Ah, OK, gotcha. Thanks!

> You can have everyone manually set up a git hosting env on their dev machine, then have everyone manually add a remote for every other developer's box, but it sure isn't convenient.

Yeah. But fortunately not all that much of a hassle for a small(ish) dev team.

> And if you settle on sharing one central box as the canonical node (which IMO is the right answer),

Yeah, we called it "the Dev server". :-)

> you're no longer truly using a distributed system - it's a de facto centralized system.

But in a corporate (or even Open Source project?) environment, The Powers That Be probably want that kind of / that much centralisation anyway.


> But in a corporate (or even Open Source project?) environment, The Powers That Be probably want that kind of / that much centralisation anyway.

Agreed. I have used git in genuinely decentralized ways and have concluded that in practice centralization is the right answer for almost all projects.

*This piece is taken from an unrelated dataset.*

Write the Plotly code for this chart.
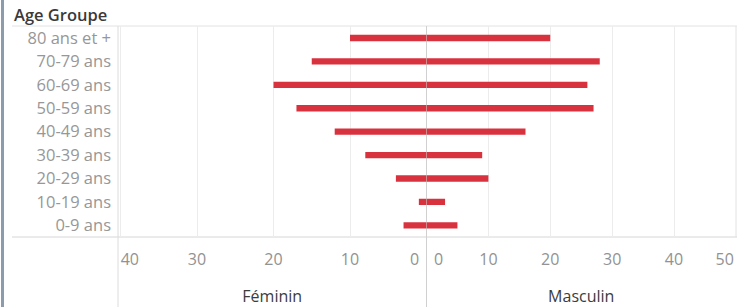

Even though having the full history locally is a transformative improvement pet Subversion's model, in practice it's really helpful to know there's a canonical source of truth and to coordinate around it.


s/pet/over/


You can have sync conflicts with multiple people pushing to a bare repo on a shared folder at the same time. This kind of file sharing with git only works on NFS or filesystems that support locking (look at the git manual for this warning). Syncthing doesn't support that--it _might_ work for some time, but stress it with multiple people all at once and it will explode into sync conflicts eventually.


Ah, OK, thanks!

Yeah, I've probably just simply been lucky so far: IME with git, which hasn't been very extensive -- and only with a quite small dev team -- that just never happened to occur.